O Benfica continuou a mandar no jogo. Com mais assertividade, e mais consistência, que na primeira parte. Mas com o mesmo resultado - muitos cantos, 19 ao todo, todos marcados da mesma maneira, sempre curta e inconsequente. E pouco mais.
Roger Schemidt voltou a tardar com as substituições. Começou por lançar Gonçalo Guedes, a 20 minutos do fim, por troca com Neres, desaparecido do jogo na segunda parte. Dez minutos depois, lançou Tengsted e João Neves, para saírem João Mário e Gonçalo Ramos, ambos muito apagados, mas os melhores marcadores do campeonato. E só a 2 minutos dos noventa algo arrojado - troca de Gilberto por Musa. Só que, nessa altura do jogo, é difícil falar de arrojo.
O Benfica voltara ao sufoco, para os minutos finais. O árbitro, João Pinheiro, deu 5 minutos de compensação e, ao terceiro, nova situação de golo eminente, depois de mais uma defesa milagre do Paulo Vítor a um remate de cabeça de Otamendi. Que se preparava para a recarga, na pequena área, quando o João Pedro, que entrara ao 78 minutos e logo viu um amarelo por "placar" Gonçalo Guedes, que saía disparado para a área flaviense - com João Pinheiro a parar o lance e a interromper um ataque prometedor, quando devia deixar prosseguir a jogada, e exibir o amarelo na primeira oportunidade -, o atinge, de pitons, na canela.

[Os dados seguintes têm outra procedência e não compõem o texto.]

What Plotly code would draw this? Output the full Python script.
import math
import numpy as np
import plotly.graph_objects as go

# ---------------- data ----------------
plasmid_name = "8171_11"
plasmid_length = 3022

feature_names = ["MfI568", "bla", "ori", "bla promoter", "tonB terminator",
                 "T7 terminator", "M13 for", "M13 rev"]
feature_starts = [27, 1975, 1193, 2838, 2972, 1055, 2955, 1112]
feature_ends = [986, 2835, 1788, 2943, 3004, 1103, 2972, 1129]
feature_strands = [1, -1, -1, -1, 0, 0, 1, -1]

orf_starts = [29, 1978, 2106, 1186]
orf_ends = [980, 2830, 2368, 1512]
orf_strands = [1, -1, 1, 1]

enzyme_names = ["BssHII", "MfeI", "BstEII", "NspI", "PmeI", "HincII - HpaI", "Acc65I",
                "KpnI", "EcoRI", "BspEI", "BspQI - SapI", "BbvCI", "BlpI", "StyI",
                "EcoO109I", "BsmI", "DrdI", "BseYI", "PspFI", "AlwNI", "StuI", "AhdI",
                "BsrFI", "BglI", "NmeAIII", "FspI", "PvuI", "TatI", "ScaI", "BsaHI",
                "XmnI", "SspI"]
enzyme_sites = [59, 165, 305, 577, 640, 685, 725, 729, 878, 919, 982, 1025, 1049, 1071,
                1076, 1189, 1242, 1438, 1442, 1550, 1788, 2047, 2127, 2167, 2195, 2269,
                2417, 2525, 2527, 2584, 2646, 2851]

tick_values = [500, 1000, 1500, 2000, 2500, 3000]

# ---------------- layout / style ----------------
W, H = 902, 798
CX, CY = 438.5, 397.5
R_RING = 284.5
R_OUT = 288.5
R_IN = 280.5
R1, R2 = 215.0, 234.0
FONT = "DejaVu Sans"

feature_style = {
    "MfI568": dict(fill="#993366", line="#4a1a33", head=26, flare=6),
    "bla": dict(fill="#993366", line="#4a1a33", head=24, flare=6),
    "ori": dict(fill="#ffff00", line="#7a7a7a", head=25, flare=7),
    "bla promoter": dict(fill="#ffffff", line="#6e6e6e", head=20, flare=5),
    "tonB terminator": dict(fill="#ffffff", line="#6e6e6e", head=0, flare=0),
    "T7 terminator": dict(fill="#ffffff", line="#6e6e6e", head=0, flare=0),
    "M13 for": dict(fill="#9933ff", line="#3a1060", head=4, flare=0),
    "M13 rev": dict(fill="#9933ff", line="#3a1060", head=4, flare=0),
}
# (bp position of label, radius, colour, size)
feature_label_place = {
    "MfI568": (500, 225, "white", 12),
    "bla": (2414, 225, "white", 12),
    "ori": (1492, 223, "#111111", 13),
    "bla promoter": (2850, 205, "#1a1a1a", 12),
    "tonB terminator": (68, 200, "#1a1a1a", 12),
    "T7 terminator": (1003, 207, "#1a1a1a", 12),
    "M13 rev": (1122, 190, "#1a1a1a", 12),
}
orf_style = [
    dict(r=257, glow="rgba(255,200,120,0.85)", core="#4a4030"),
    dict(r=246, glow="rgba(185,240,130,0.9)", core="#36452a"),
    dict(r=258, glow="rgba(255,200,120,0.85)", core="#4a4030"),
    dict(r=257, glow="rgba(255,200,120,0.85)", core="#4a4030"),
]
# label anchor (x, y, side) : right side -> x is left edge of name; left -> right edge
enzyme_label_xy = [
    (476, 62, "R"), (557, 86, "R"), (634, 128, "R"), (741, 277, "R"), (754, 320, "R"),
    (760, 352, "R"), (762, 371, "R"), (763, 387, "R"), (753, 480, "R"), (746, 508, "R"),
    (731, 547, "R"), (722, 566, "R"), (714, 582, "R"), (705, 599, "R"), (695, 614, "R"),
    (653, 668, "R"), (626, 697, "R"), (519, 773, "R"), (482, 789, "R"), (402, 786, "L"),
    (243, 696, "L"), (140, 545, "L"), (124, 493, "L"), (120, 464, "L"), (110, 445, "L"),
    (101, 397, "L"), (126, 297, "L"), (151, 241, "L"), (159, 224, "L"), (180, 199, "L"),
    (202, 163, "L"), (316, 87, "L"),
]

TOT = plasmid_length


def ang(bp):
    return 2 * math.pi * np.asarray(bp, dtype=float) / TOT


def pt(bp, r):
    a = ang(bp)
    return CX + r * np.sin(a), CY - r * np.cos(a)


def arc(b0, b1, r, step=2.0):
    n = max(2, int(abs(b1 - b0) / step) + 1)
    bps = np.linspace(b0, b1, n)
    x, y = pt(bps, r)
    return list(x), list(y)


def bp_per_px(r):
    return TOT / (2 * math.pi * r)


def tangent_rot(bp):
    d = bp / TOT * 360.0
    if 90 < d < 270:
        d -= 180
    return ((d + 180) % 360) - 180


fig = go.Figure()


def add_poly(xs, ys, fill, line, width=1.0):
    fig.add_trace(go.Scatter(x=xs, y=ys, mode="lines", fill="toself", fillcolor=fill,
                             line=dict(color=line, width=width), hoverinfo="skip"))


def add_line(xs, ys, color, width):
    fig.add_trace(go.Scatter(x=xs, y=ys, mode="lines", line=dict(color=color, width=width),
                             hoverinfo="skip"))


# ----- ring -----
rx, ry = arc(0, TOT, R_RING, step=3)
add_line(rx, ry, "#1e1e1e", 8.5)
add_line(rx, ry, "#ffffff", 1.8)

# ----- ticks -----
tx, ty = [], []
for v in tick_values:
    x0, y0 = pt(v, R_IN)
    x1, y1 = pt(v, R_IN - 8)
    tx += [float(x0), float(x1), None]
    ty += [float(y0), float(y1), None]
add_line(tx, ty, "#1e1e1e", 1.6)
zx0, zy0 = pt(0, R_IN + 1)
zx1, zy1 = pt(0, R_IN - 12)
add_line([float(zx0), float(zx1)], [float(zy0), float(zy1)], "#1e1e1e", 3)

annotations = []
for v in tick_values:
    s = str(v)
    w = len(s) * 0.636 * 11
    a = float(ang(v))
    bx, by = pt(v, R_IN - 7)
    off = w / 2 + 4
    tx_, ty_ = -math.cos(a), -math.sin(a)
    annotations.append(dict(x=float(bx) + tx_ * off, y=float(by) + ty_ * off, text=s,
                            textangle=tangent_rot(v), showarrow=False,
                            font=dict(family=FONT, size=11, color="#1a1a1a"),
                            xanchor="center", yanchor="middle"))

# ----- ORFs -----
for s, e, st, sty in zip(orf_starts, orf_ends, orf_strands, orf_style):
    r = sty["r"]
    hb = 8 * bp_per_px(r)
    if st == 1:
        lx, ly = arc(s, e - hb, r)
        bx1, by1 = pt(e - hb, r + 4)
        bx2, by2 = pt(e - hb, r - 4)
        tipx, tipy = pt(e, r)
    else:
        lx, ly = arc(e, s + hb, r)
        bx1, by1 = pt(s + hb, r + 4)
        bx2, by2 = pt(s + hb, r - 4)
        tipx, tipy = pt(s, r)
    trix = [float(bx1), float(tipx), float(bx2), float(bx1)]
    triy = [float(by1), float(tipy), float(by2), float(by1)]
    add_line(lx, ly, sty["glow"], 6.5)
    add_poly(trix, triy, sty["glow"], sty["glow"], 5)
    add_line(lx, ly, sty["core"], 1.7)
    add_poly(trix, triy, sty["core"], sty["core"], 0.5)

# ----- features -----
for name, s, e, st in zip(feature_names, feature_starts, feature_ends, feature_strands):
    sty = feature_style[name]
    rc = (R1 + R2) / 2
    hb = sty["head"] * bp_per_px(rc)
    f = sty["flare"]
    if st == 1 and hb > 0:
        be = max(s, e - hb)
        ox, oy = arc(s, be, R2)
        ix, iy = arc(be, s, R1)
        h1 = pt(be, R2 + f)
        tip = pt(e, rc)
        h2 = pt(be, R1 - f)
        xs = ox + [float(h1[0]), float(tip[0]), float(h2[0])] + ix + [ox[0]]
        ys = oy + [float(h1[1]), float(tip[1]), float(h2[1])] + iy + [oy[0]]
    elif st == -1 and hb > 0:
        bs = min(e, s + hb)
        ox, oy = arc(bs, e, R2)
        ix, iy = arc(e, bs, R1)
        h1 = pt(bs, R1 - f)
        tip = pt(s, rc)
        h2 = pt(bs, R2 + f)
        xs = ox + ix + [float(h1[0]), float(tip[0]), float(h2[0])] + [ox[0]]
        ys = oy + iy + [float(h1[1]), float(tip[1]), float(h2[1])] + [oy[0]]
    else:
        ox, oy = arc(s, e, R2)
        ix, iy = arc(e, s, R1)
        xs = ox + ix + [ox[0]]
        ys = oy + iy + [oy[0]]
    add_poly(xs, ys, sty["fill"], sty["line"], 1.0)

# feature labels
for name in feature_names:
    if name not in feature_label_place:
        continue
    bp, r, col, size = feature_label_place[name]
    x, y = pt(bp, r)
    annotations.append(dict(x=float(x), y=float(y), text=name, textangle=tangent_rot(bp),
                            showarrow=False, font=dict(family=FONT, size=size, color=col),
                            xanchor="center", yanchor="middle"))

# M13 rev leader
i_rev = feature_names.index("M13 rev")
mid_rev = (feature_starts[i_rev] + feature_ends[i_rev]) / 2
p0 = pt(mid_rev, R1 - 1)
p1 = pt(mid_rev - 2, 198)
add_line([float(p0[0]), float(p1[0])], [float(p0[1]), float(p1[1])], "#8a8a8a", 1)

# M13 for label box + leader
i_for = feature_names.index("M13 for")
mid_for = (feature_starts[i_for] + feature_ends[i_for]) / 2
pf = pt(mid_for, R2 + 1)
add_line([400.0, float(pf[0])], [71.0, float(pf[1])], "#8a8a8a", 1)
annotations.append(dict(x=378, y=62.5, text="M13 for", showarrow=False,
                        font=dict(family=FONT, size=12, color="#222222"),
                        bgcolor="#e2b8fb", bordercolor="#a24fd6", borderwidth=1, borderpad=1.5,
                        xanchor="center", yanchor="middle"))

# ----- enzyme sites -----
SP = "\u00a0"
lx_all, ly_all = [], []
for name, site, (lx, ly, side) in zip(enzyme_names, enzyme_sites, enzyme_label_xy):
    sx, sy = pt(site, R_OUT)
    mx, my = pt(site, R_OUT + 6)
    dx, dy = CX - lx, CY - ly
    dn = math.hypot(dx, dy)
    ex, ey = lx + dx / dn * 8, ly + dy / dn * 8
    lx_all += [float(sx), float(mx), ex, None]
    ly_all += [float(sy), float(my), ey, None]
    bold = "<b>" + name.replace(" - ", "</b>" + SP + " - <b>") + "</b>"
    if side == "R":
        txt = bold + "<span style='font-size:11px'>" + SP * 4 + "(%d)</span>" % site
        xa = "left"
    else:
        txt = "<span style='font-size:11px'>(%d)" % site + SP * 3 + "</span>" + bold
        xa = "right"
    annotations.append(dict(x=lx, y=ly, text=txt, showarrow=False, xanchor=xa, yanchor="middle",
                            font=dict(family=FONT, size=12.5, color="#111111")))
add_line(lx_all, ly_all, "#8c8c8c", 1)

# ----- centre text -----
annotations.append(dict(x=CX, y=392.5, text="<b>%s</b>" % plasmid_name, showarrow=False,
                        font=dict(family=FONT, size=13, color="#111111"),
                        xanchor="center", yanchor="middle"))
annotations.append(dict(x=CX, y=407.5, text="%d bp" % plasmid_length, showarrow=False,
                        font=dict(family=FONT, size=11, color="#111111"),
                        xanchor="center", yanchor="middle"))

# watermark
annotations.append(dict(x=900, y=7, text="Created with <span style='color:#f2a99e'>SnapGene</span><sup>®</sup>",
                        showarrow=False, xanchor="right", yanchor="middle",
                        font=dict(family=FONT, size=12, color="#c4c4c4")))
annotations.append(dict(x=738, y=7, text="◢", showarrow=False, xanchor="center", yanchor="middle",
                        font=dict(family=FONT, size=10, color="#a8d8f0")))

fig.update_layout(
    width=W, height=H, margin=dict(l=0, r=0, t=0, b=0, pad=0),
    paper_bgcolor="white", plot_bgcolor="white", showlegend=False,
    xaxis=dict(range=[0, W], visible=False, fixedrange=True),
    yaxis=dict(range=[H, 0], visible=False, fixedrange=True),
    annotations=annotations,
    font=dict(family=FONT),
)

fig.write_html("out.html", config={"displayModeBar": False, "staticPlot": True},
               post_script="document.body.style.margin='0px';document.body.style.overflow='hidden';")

João Pinheiro assinalou falta ... de Otamendi. O Paulo Vítor ficou deitado no relvado, e a sua equipa médica entrou em campo. O VAR, com todo o tempo para ver e rever o lance, obedeceu a Vítor Baía. O guarda-redes do Chaves está bem - nunca tinha deixado de estar -, e cobra o livre, com pontapé para a frente. Otamendi está sozinho, sem ninguém à volta, com a bola na sua direcção. Pode dominá-la no peito. Ou devolvê-la de primeira para o ataque. Não faz uma coisa, nem outra. Recebe-a com o pé, e ela foge-lhe. Escorrega e, de trás, surge a correr um tal Abass, entrado há pouco para reforçar o lado direito da defesa, com a bola ali à frente. Otamendi ainda poderia ter tentado a falta. Sabendo que seria expulso, deixou-o seguir, acreditando num milagre de Odysseas. Não houve milagre, e o Chaves ganhou o jogo, no último minuto.
Foi assim, esta final. Foi assim que o Benfica perdeu o jogo que não podia perder. Foi assim, não fazendo um grande jogo, mas fazendo mais do que o suficiente para o ganhar. Foi assim, com João Pinheiro (e o VAR) a trocarem, no momento certo, um penálti, e uma expulsão (segundo amarelo), por uma falta ao contrário. E transformarem uma (provável) vitória numa derrota. Antes já tinham feito vista grossa a um outro penálti, sobre João Mário. Sim, tem que ser penálti. Porque é igualzinho a um que, no Dragão, uma hora depois, desbloquearia o nulo. E contribuiria para mais uma vitória pelos mínimos (2-1 ao Santa Clara, o último). Só com uma diferença: João Mário não se mandou para o chão antes de rematar, completamente desequilibrado; Toni Martínez atirou-se de imediato ao chão!
Por ter sido assim perdido, o jogo que não se poderia perder, acredito que a revolta se instale no Benfica. E que será suficientemente forte para que não volte perder um ponto, que seja, que não possa ser perdido.